What you should do: Transcribe all of the data exactly. Omit the pictures.

Information shown:
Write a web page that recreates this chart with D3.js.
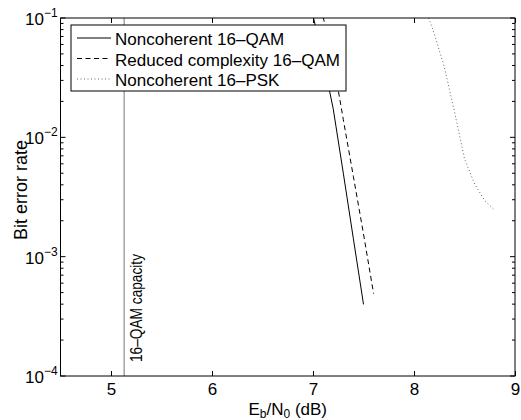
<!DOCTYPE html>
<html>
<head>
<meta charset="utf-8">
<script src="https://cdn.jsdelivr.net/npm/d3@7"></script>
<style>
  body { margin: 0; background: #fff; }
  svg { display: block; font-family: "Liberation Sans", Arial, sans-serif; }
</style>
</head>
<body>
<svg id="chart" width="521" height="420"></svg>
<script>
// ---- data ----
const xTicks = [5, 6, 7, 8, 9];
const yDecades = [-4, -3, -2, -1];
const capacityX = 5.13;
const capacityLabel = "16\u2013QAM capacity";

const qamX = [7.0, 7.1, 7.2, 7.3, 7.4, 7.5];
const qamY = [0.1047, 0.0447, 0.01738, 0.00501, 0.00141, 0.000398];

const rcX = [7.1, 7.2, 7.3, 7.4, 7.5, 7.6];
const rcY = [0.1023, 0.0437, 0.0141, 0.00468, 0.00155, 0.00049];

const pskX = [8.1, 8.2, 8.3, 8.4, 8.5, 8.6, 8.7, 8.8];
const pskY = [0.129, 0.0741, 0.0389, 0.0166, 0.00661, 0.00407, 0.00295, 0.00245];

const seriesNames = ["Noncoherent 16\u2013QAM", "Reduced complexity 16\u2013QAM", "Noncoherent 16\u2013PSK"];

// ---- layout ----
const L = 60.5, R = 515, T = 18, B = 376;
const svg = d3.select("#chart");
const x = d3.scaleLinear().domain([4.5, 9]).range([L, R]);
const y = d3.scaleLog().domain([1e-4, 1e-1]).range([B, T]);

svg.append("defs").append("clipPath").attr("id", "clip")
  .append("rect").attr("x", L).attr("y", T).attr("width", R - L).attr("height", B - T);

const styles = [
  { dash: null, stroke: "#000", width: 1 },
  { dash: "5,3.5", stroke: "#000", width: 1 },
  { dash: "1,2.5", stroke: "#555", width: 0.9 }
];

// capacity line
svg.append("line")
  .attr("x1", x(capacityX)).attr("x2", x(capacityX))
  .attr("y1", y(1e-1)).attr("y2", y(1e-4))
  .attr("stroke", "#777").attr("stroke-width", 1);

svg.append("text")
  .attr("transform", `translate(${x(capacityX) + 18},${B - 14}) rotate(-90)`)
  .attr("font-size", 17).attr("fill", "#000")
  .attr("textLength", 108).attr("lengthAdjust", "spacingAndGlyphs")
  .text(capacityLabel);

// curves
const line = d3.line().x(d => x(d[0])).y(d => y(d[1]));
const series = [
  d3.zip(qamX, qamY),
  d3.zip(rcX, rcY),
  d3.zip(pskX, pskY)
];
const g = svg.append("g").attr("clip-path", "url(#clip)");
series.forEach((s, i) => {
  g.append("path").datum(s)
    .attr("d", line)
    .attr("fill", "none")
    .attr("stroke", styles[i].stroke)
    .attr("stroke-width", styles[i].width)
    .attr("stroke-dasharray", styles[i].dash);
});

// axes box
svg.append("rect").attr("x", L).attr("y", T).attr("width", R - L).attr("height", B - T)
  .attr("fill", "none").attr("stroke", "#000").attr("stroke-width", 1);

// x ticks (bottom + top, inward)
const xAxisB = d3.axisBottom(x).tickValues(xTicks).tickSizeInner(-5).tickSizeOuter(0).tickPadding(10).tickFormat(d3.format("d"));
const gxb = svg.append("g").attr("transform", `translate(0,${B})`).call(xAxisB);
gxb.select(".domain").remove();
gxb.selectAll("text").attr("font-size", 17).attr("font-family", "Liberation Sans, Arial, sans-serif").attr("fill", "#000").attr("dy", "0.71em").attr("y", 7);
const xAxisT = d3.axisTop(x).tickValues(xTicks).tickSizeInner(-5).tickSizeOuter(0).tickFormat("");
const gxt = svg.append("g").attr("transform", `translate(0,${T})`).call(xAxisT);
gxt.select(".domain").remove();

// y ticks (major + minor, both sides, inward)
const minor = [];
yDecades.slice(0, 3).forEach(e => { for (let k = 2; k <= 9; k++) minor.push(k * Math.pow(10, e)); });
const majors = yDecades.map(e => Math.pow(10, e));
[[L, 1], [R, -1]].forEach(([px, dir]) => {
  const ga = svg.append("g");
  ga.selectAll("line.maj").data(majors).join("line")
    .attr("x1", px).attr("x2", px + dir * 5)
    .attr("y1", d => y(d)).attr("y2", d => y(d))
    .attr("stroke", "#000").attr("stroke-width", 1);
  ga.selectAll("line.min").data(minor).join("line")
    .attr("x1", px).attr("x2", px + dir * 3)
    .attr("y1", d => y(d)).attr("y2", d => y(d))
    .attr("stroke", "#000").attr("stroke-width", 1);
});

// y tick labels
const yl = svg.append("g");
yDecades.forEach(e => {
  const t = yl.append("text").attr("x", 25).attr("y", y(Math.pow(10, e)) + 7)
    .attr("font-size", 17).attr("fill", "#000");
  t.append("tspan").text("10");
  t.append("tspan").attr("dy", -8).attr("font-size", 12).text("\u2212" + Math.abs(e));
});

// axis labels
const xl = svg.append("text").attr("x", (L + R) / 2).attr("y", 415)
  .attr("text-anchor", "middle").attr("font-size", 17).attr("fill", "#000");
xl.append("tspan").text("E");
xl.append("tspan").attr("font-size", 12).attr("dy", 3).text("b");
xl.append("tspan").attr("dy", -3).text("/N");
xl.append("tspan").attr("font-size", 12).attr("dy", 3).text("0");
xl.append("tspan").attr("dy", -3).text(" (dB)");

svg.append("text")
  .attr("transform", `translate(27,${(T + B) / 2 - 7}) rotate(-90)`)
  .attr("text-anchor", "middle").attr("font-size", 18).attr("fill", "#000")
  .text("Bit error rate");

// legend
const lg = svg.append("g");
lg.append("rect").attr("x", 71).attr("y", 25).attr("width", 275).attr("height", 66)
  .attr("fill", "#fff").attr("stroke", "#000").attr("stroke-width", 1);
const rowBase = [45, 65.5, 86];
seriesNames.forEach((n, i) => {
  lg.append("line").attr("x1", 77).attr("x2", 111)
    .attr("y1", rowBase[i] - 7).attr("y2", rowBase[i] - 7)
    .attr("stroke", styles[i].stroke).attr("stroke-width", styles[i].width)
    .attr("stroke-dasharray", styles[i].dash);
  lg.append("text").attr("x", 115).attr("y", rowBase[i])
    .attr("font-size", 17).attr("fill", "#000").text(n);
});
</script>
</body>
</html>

Result of the task:
Write a web page that recreates this chart with D3.js.
<!DOCTYPE html>
<html>
<head>
<meta charset="utf-8">
<script src="https://cdn.jsdelivr.net/npm/d3@7"></script>
<style>
  body { margin: 0; background: #fff; }
  svg { display: block; font-family: "Liberation Sans", Arial, sans-serif; }
</style>
</head>
<body>
<svg id="chart" width="521" height="420"></svg>
<script>
// ---- data ----
const xTicks = [5, 6, 7, 8, 9];
const yDecades = [-4, -3, -2, -1];
const capacityX = 5.13;
const capacityLabel = "16\u2013QAM capacity";

const qamX = [7.0, 7.1, 7.2, 7.3, 7.4, 7.5];
const qamY = [0.1047, 0.0447, 0.01738, 0.00501, 0.00141, 0.000398];

const rcX = [7.1, 7.2, 7.3, 7.4, 7.5, 7.6];
const rcY = [0.1023, 0.0437, 0.0141, 0.00468, 0.00155, 0.00049];

const pskX = [8.1, 8.2, 8.3, 8.4, 8.5, 8.6, 8.7, 8.8];
const pskY = [0.129, 0.0741, 0.0389, 0.0166, 0.00661, 0.00407, 0.00295, 0.00245];

const seriesNames = ["Noncoherent 16\u2013QAM", "Reduced complexity 16\u2013QAM", "Noncoherent 16\u2013PSK"];

// ---- layout ----
const L = 60.5, R = 515, T = 18, B = 376;
const svg = d3.select("#chart");
const x = d3.scaleLinear().domain([4.5, 9]).range([L, R]);
const y = d3.scaleLog().domain([1e-4, 1e-1]).range([B, T]);

svg.append("defs").append("clipPath").attr("id", "clip")
  .append("rect").attr("x", L).attr("y", T).attr("width", R - L).attr("height", B - T);

const styles = [
  { dash: null, stroke: "#000", width: 1 },
  { dash: "5,3.5", stroke: "#000", width: 1 },
  { dash: "1,2.5", stroke: "#555", width: 0.9 }
];

// capacity line
svg.append("line")
  .attr("x1", x(capacityX)).attr("x2", x(capacityX))
  .attr("y1", y(1e-1)).attr("y2", y(1e-4))
  .attr("stroke", "#777").attr("stroke-width", 1);

svg.append("text")
  .attr("transform", `translate(${x(capacityX) + 18},${B - 14}) rotate(-90)`)
  .attr("font-size", 17).attr("fill", "#000")
  .attr("textLength", 108).attr("lengthAdjust", "spacingAndGlyphs")
  .text(capacityLabel);

// curves
const line = d3.line().x(d => x(d[0])).y(d => y(d[1]));
const series = [
  d3.zip(qamX, qamY),
  d3.zip(rcX, rcY),
  d3.zip(pskX, pskY)
];
const g = svg.append("g").attr("clip-path", "url(#clip)");
series.forEach((s, i) => {
  g.append("path").datum(s)
    .attr("d", line)
    .attr("fill", "none")
    .attr("stroke", styles[i].stroke)
    .attr("stroke-width", styles[i].width)
    .attr("stroke-dasharray", styles[i].dash);
});

// axes box
svg.append("rect").attr("x", L).attr("y", T).attr("width", R - L).attr("height", B - T)
  .attr("fill", "none").attr("stroke", "#000").attr("stroke-width", 1);

// x ticks (bottom + top, inward)
const xAxisB = d3.axisBottom(x).tickValues(xTicks).tickSizeInner(-5).tickSizeOuter(0).tickPadding(10).tickFormat(d3.format("d"));
const gxb = svg.append("g").attr("transform", `translate(0,${B})`).call(xAxisB);
gxb.select(".domain").remove();
gxb.selectAll("text").attr("font-size", 17).attr("font-family", "Liberation Sans, Arial, sans-serif").attr("fill", "#000").attr("dy", "0.71em").attr("y", 7);
const xAxisT = d3.axisTop(x).tickValues(xTicks).tickSizeInner(-5).tickSizeOuter(0).tickFormat("");
const gxt = svg.append("g").attr("transform", `translate(0,${T})`).call(xAxisT);
gxt.select(".domain").remove();

// y ticks (major + minor, both sides, inward)
const minor = [];
yDecades.slice(0, 3).forEach(e => { for (let k = 2; k <= 9; k++) minor.push(k * Math.pow(10, e)); });
const majors = yDecades.map(e => Math.pow(10, e));
[[L, 1], [R, -1]].forEach(([px, dir]) => {
  const ga = svg.append("g");
  ga.selectAll("line.maj").data(majors).join("line")
    .attr("x1", px).attr("x2", px + dir * 5)
    .attr("y1", d => y(d)).attr("y2", d => y(d))
    .attr("stroke", "#000").attr("stroke-width", 1);
  ga.selectAll("line.min").data(minor).join("line")
    .attr("x1", px).attr("x2", px + dir * 3)
    .attr("y1", d => y(d)).attr("y2", d => y(d))
    .attr("stroke", "#000").attr("stroke-width", 1);
});

// y tick labels
const yl = svg.append("g");
yDecades.forEach(e => {
  const t = yl.append("text").attr("x", 25).attr("y", y(Math.pow(10, e)) + 7)
    .attr("font-size", 17).attr("fill", "#000");
  t.append("tspan").text("10");
  t.append("tspan").attr("dy", -8).attr("font-size", 12).text("\u2212" + Math.abs(e));
});

// axis labels
const xl = svg.append("text").attr("x", (L + R) / 2).attr("y", 415)
  .attr("text-anchor", "middle").attr("font-size", 17).attr("fill", "#000");
xl.append("tspan").text("E");
xl.append("tspan").attr("font-size", 12).attr("dy", 3).text("b");
xl.append("tspan").attr("dy", -3).text("/N");
xl.append("tspan").attr("font-size", 12).attr("dy", 3).text("0");
xl.append("tspan").attr("dy", -3).text(" (dB)");

svg.append("text")
  .attr("transform", `translate(27,${(T + B) / 2 - 7}) rotate(-90)`)
  .attr("text-anchor", "middle").attr("font-size", 18).attr("fill", "#000")
  .text("Bit error rate");

// legend
const lg = svg.append("g");
lg.append("rect").attr("x", 71).attr("y", 25).attr("width", 275).attr("height", 66)
  .attr("fill", "#fff").attr("stroke", "#000").attr("stroke-width", 1);
const rowBase = [45, 65.5, 86];
seriesNames.forEach((n, i) => {
  lg.append("line").attr("x1", 77).attr("x2", 111)
    .attr("y1", rowBase[i] - 7).attr("y2", rowBase[i] - 7)
    .attr("stroke", styles[i].stroke).attr("stroke-width", styles[i].width)
    .attr("stroke-dasharray", styles[i].dash);
  lg.append("text").attr("x", 115).attr("y", rowBase[i])
    .attr("font-size", 17).attr("fill", "#000").text(n);
});
</script>
</body>
</html>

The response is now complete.